In order to strengthen individual majors, faculty have included a capstone experience for every student in his or her major. The appropriate capstone experience could range from a seminar, a guided research and writing project, an ensemble study and performance, to an exhibition of paintings. Individual departments will determine the appropriate capstone experience that will challenge and strengthen students' theoretical and intellectual grounding and help students synthesize their experience and demonstrate their proficiency in the major.
"Infusion" is a commitment to curriculum transformation through the infusion of gender, race/ethnicity, class, religion, sexuality and global issues across disciplines, bringing concepts that are often marginalized into the mainstream of everyday life. Transformation courses seek to reflect the highest levels of intellectual thinking and to encourage the self-knowledge that should derive from a liberal arts education.

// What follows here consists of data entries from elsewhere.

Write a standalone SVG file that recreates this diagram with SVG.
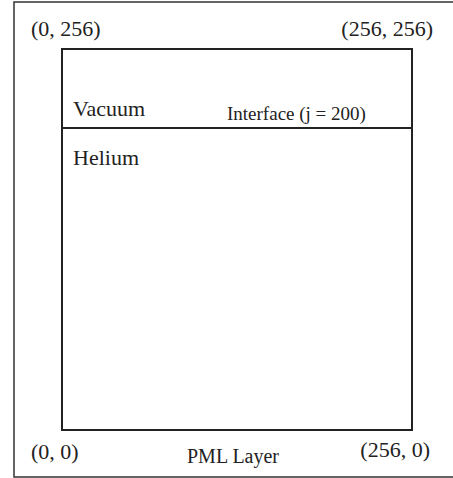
<svg xmlns="http://www.w3.org/2000/svg" width="453" height="478" viewBox="0 0 453 478">
<style>
.t{font-family:"Liberation Serif","Times New Roman",serif;fill:#222}
.frame{fill:none;stroke:#333;stroke-width:1.5}
.box{fill:none;stroke:#222;stroke-width:2}
</style>
<rect width="453" height="478" fill="#fff"/>
<g id="pml-layer">
<rect class="frame" x="14" y="2" width="460" height="475"/>
<text class="t" x="31" y="36" font-size="22">(0, 256)</text>
<text class="t" x="433" y="36" font-size="22" text-anchor="end">(256, 256)</text>
<text class="t" x="31" y="459" font-size="22">(0, 0)</text>
<text class="t" x="430" y="457" font-size="22" text-anchor="end">(256, 0)</text>
<text class="t" x="187" y="463" font-size="20">PML Layer</text>
</g>
<g id="domain">
<rect class="box" x="62" y="49" width="350" height="381"/>
</g>
<g id="connectors">
<line class="box" x1="62" y1="128" x2="412" y2="128"/>
</g>
<g id="vacuum">
<text class="t" x="73" y="116" font-size="22">Vacuum</text>
</g>
<g id="interface">
<text class="t" x="227" y="120" font-size="19">Interface (j = 200)</text>
</g>
<g id="helium">
<text class="t" x="73" y="165" font-size="22">Helium</text>
</g>
</svg>
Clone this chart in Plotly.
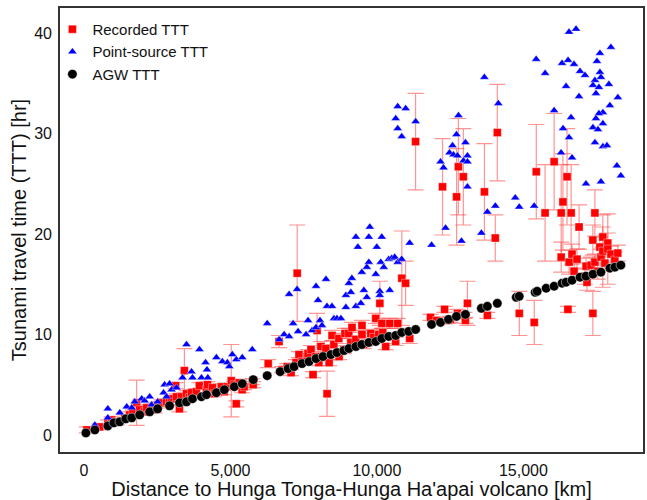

"The central idea behind the infusion model is that it is time to bring the margin to the center," Yllö explained."Groups and regions of the world that have been excluded from conventional scholarship must have their rightful place at the core of our curriculum."
The process and implementation of the curriculum review, which will continue well beyond its recent approval, is enhanced by Wheaton's history as a women's college, Woods said. "There's an atmosphere of collegiality, nurturing and collaboration at Wheaton that's rare among colleges," she added. "At Wheaton, every person is an educator."